Segundo ele próprio, no entanto, esse modelo talvez não dê certo para o ano que vem. A Liesa (liga das escolas do Grupo Especial), diz, está com muita dificuldade para conseguir recursos, e o prefeito já avalia retirar essa regra e oferecer os serviços ao menos no próximo Carnaval —a liga não quis se pronunciar.

Também não é certa ainda a situação do Grupo de Acesso, aquele que desfila sempre na sexta-feira e no sábado do feriado. A Lierj, liga que reúne essas escolas, chegou a propor à prefeitura deixar de cobrar ingressos para continuar recebendo o subsídio municipal, equivalente a metade das suas receitas.

“Se o município não aceitar, vamos continuar cobrando ingresso, mas fica praticamente inviável fazer o nosso Carnaval”, critica Wallace Palhares, presidente do grupo. Apesar disso, ele esclarece que não há possibilidade de o espetáculo ser cancelado.

“Ainda temos o dinheiro da transmissão da Globo [equivalente a 30%] e estamos procurando soluções com o governo do estado, que tem visitado barracões, talvez através de parcerias privadas e fundos de amparo à cultura”, conta.

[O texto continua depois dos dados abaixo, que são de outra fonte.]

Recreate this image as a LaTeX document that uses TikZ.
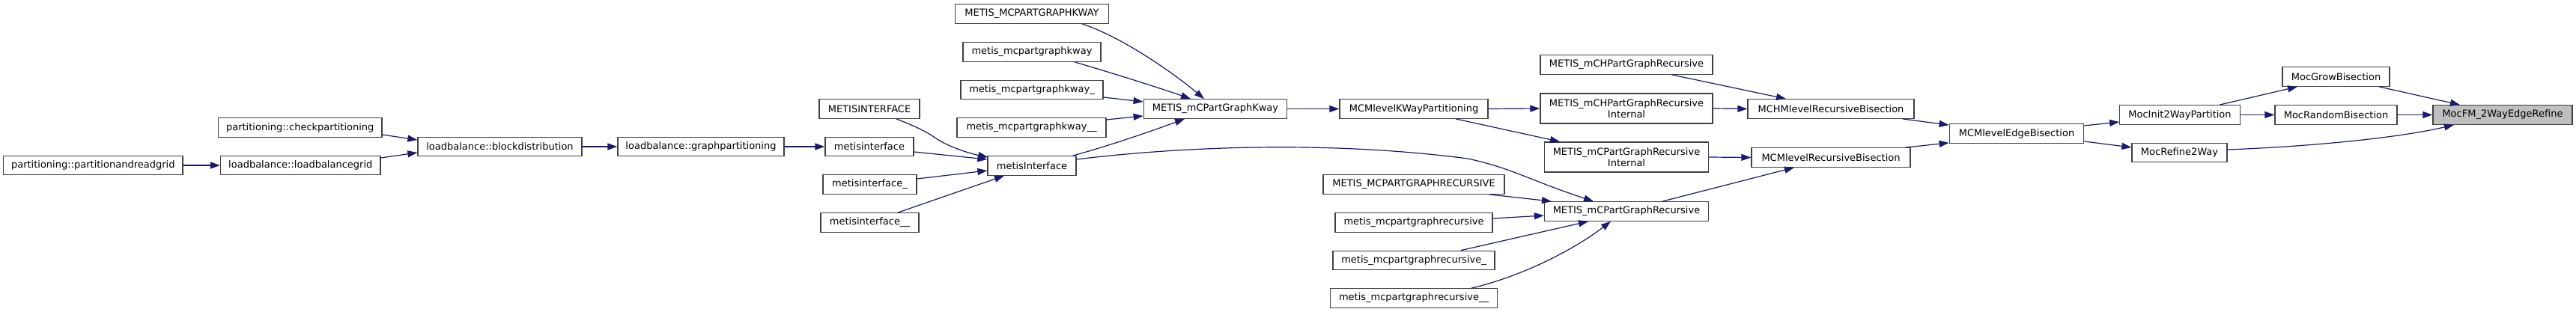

A situação do “primo pobre da Sapucaí”, como ele autodenomina o grupo, já não é fácil atualmente. Até agora uma parcela do repasse municipal do último Carnaval não foi paga, e as dívidas com fornecedores seguem pendentes –a Riotur afirma que o valor deve estar em auditoria.

“Jogar a opinião pública contra a gente é uma das maiores maldades que existe. O prefeito está subestimando as pessoas ao dizer que o dinheiro do Carnaval vai acabar com o dinheiro de creches, escolas etc.”, reclama Palhares.

Poucas escolas da segunda divisão têm quadras para atrair público ou empresas, e muitas mantêm seus barracões em espaços invadidos. Não poderiam, portanto, buscar fontes de renda alternativas como a Mangueira, campeã da primeira divisão deste ano que, desde julho, vem apresentando shows semanais com ingressos a R$ 70.

Quem se deu bem nessa história toda foi a terceira divisão, cujos desfiles acontecem todo ano gratuitamente na avenida Intendente Magalhães, na zona norte carioca. As 37 escolas desse grupo, que dependem unicamente da prefeitura, terão suas verbas triplicadas para R$ 3 milhões.

“São o verdadeiro Carnaval do povo, e esse Carnaval terá sempre o nosso apoio”, disse Crivella ao anunciar o aumento, em setembro. A primeira coisa que as agremiações farão com esse valor é sanar as dívidas acumuladas com as quedas sucessivas nos aportes anteriores.

“Subvenção não é dinheiro dado, e sim investido. É pouquinho, mas movimenta toda uma economia ao redor da escola de samba, e foi isso que tentei mostrar para sensibilizar o prefeito”, afirma Clayton Ferreira, presidente desse grupo (Liesb).

Ele faz um mea culpa. “A decisão de tirar dinheiro das outras ligas é equivocada, porque ele volta para a cidade. Mas isso também se deu pela da nossa incompetência como sambistas de mostrar isso."

Além das incertezas no campo financeiro, a Sapucaí atravessa dúvidas quanto à sua gestão. Crivella e o governador Wilson Witzel (PSC) chegaram a anunciar publicamente que o sambódromo (e não o Carnaval em si, que é da prefeitura) seria concedido ao estado.

 

Marcelo Alves, da Riotur, diz que essa possibilidade já foi descartada porque não houve acordo –o governo não comentou–, mas, logo após o espetáculo de 2020, a prefeitura pretende montar um edital para privatizar a avenida.

É mais um dos planos do “desmame” de Crivella, que refuta a acusação de não gostar da folia por ser evangélico. “Fui o primeiro cantor evangélico a gravar um samba, ‘Gente Fina’. Me lembro de uma vez, num culto da catedral, com o bispo Macedo balançando o pezinho”, disse ele em entrevista à Folha há um mês.